As your Supabase application grows, you'll inevitably encounter the need to scale your database to handle increased load and data volume. Supabase, built on PostgreSQL, offers robust mechanisms for scaling. Let's explore the key strategies.
Supabase’s primary scaling lever for your PostgreSQL database is upgrading your project's compute resources. Supabase offers different compute instance sizes, each with varying amounts of CPU, RAM, and I/O capabilities. As your application experiences more read/write operations and a larger user base, you might hit the limits of your current instance. Upgrading is a straightforward process within the Supabase dashboard, allowing you to select a more powerful instance without downtime.
Monitoring your database performance is crucial for identifying scaling bottlenecks before they impact your users. Supabase provides built-in performance monitoring tools. Keep an eye on metrics like:
- CPU Usage: Consistently high CPU usage can indicate that your queries are too resource-intensive or that you need more processing power.
- RAM Usage: If your database is constantly swapping data to disk due to insufficient RAM, performance will degrade significantly.
- Connection Count: A high number of active connections can strain your database. Consider connection pooling if you’re hitting limits.
- Query Latency: Slow queries are a direct indicator of potential performance issues that can be addressed through optimization or scaling.
Database indexing is a fundamental technique for improving query performance, especially as your tables grow. Proper indexing can dramatically reduce the time it takes to retrieve data. Supabase, being PostgreSQL, supports various index types (e.g., B-tree, GIN, GiST). Analyze your frequently executed queries and identify columns used in WHERE clauses, JOIN conditions, and ORDER BY clauses to determine where indexes would be most beneficial. You can add indexes using SQL.

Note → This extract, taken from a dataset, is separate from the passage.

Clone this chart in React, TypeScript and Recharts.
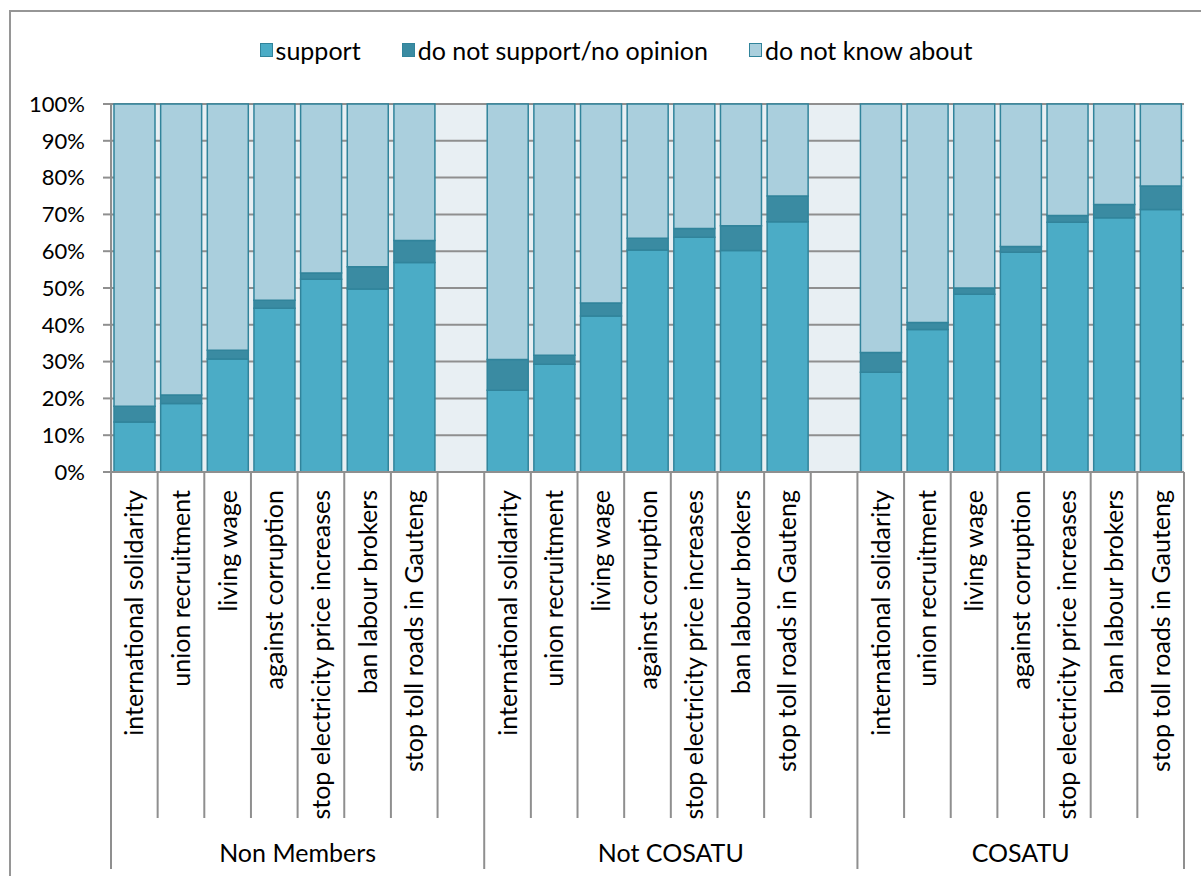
import { BarChart, Bar, XAxis, YAxis, CartesianGrid, Legend } from "recharts";

// survey topics, repeated for each respondent group
const topics = [
    "international solidarity",
    "union recruitment",
    "living wage",
    "against corruption",
    "stop electricity price increases",
    "ban labour brokers",
    "stop toll roads in Gauteng",
];

const groups = ["Non Members", "Not COSATU", "COSATU"];

// percentages per topic, same order as `topics`
const supportNonMembers = [13.6, 18.6, 30.7, 44.5, 52.4, 49.7, 56.9];
const supportNotCosatu = [22.2, 29.3, 42.4, 60.3, 63.8, 60.2, 68.0];
const supportCosatu = [27.1, 38.7, 48.3, 59.7, 67.9, 69.1, 71.3];

const noSupportNonMembers = [4.3, 2.3, 2.4, 2.2, 1.7, 6.1, 6.0];
const noSupportNotCosatu = [8.4, 2.4, 3.5, 3.2, 2.4, 6.7, 7.0];
const noSupportCosatu = [5.4, 1.9, 1.7, 1.6, 1.8, 3.6, 6.4];

const unawareNonMembers = [82.1, 79.1, 66.9, 53.3, 45.9, 44.2, 37.1];
const unawareNotCosatu = [69.4, 68.3, 54.1, 36.5, 33.8, 33.1, 25.0];
const unawareCosatu = [67.5, 59.4, 50.0, 38.7, 30.3, 27.3, 22.3];

const yTicks = [0, 10, 20, 30, 40, 50, 60, 70, 80, 90, 100];

const supportByGroup = [supportNonMembers, supportNotCosatu, supportCosatu];
const noSupportByGroup = [noSupportNonMembers, noSupportNotCosatu, noSupportCosatu];
const unawareByGroup = [unawareNonMembers, unawareNotCosatu, unawareCosatu];

type Row = {
    name: string;
    group: number;
    support?: number;
    noSupport?: number;
    unaware?: number;
};

// one row per topic, plus an empty slot between groups
const rows: Row[] = [];
groups.forEach((_, gi) => {
    topics.forEach((t, ti) => {
        rows.push({
            name: t,
            group: gi,
            support: supportByGroup[gi][ti],
            noSupport: noSupportByGroup[gi][ti],
            unaware: unawareByGroup[gi][ti],
        });
    });
    if (gi < groups.length - 1) rows.push({ name: "", group: gi });
});

const series = [
    { key: "support", label: "support", fill: "#4bacc6" },
    { key: "noSupport", label: "do not support/no opinion", fill: "#3a8ba2" },
    { key: "unaware", label: "do not know about", fill: "#aacfdd" },
];

const FONT = "Lato, 'Liberation Sans', sans-serif";
const FONT_SIZE = 25;
const Y_FONT_SIZE = 22;
const GRID = "#8f8f8f";
const BAR_STROKE = "#31849b";

const W = 1210;
const H = 880;
const MARGIN = { top: 92, right: 37, bottom: 0, left: 0 };
const Y_AXIS_W = 100;
const X_AXIS_H = H - MARGIN.top - MARGIN.bottom - 368;
const PLOT_W = W - MARGIN.left - MARGIN.right - Y_AXIS_W;
const STEP = PLOT_W / rows.length;

const groupSize = (g: number) => rows.filter((r) => r.group === g).length;
const isGroupStart = (i: number) => i === 0 || rows[i].group !== rows[i - 1].group;

const CategoryTick = (props: any) => {
    const { x, y, index } = props;
    const row = rows[index];
    const left = x - STEP / 2;
    const shortEnd = y + 346;
    const longEnd = y + 397;
    const labelTop = y + 18;
    const last = index === rows.length - 1;
    return (
        <g>
            <line
                x1={left}
                x2={left}
                y1={y}
                y2={isGroupStart(index) ? longEnd : shortEnd}
                stroke={GRID}
                strokeWidth={2}
            />
            {last && (
                <line x1={x + STEP / 2} x2={x + STEP / 2} y1={y} y2={longEnd} stroke={GRID} strokeWidth={2} />
            )}
            {row.name && (
                <text
                    x={x}
                    y={labelTop}
                    dy="0.36em"
                    textAnchor="end"
                    transform={`rotate(-90 ${x} ${labelTop})`}
                    fontFamily={FONT}
                    fontSize={FONT_SIZE}
                    fill="#000"
                >
                    {row.name}
                </text>
            )}
            {isGroupStart(index) && (
                <text
                    x={left + (groupSize(row.group) * STEP) / 2}
                    y={y + 381}
                    dy="0.36em"
                    textAnchor="middle"
                    fontFamily={FONT}
                    fontSize={FONT_SIZE}
                    fill="#000"
                >
                    {groups[row.group]}
                </text>
            )}
        </g>
    );
};

const LegendBox = () => (
    <div
        style={{
            display: "flex",
            justifyContent: "center",
            gap: 41,
            fontFamily: FONT,
            fontSize: FONT_SIZE,
            lineHeight: "26px",
            color: "#000",
        }}
    >
        {series.map((s) => (
            <div key={s.key} style={{ display: "flex", alignItems: "center", gap: 3 }}>
                <span
                    style={{
                        display: "inline-block",
                        width: 11,
                        height: 12,
                        background: s.fill,
                        border: `1px solid ${BAR_STROKE}`,
                    }}
                />
                <span>{s.label}</span>
            </div>
        ))}
    </div>
);

export default function App() {
    return (
        <div style={{ position: "fixed", left: 0, top: 0, width: 1201, height: 876, overflow: "hidden", background: "#fff" }}>
            <div
                style={{
                    position: "absolute",
                    left: 9,
                    top: 10,
                    width: W,
                    height: H,
                    border: "2px solid #969696",
                    background: "#fff",
                }}
            >
                <BarChart width={W} height={H} data={rows} margin={MARGIN} barCategoryGap={3}>
                    <CartesianGrid vertical={false} fill="#e8eff3" stroke={GRID} strokeWidth={2} />
                    <XAxis
                        dataKey="name"
                        interval={0}
                        height={X_AXIS_H}
                        tickLine={false}
                        tickSize={0}
                        tickMargin={0}
                        axisLine={{ stroke: GRID, strokeWidth: 2 }}
                        tick={<CategoryTick />}
                    />
                    <YAxis
                        width={Y_AXIS_W}
                        domain={[0, 100]}
                        ticks={yTicks}
                        interval={0}
                        tickFormatter={(v) => `${v}%`}
                        tickSize={8}
                        tickMargin={18}
                        axisLine={{ stroke: GRID, strokeWidth: 2 }}
                        tickLine={{ stroke: GRID, strokeWidth: 2 }}
                        tick={{ fill: "#000", fontSize: Y_FONT_SIZE, fontFamily: FONT }}
                    />
                    <Legend
                        layout="horizontal"
                        verticalAlign="middle"
                        align="center"
                        wrapperStyle={{ top: 25, left: 0, width: W }}
                        content={<LegendBox />}
                    />
                    {series.map((s) => (
                        <Bar
                            key={s.key}
                            dataKey={s.key}
                            name={s.label}
                            stackId="a"
                            fill={s.fill}
                            stroke={BAR_STROKE}
                            strokeWidth={1.5}
                            isAnimationActive={false}
                        />
                    ))}
                </BarChart>
            </div>
        </div>
    );
}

CREATE INDEX idx_users_email ON users (email);For very large datasets or high-throughput applications, consider read replicas. Read replicas are copies of your primary database that can handle read-only traffic. This offloads read operations from your primary instance, allowing it to focus on writes and improving overall application responsiveness. Supabase provides options for setting up read replicas, which can be a powerful scaling strategy for read-heavy workloads.
graph TD
A[Client Application] --> B(Supabase API Gateway)
B --> C{Primary Database (Writes & Reads)}
C --> D(Read Replicas)
B --> D
D -- Reads --> A
Connection pooling is essential when your application has a large number of concurrent users. Each database connection consumes resources. A connection pooler (like PgBouncer, which Supabase often leverages under the hood) manages a pool of active database connections. Instead of establishing a new connection for every request, your application reuses existing connections from the pool. This drastically reduces connection overhead and improves scalability. Supabase handles much of this automatically, but understanding the concept is key to recognizing potential bottlenecks.
While Supabase provides powerful scaling features, it’s also important to optimize your application logic. Inefficient queries, redundant data fetching, and poorly designed database schemas can all lead to performance issues that scaling resources alone won't fix. Regularly review your application code and SQL queries for areas of improvement. This includes optimizing data retrieval patterns and ensuring you're only fetching the data you need.
For extreme scaling needs that go beyond a single instance or read replicas, you might consider sharding your database. Sharding involves splitting your large database into smaller, more manageable pieces (shards), often distributed across multiple servers. This is a complex undertaking and typically reserved for very large-scale applications. Supabase, being a managed service, might have specific recommendations or limitations regarding manual sharding, so always consult their documentation for advanced scenarios.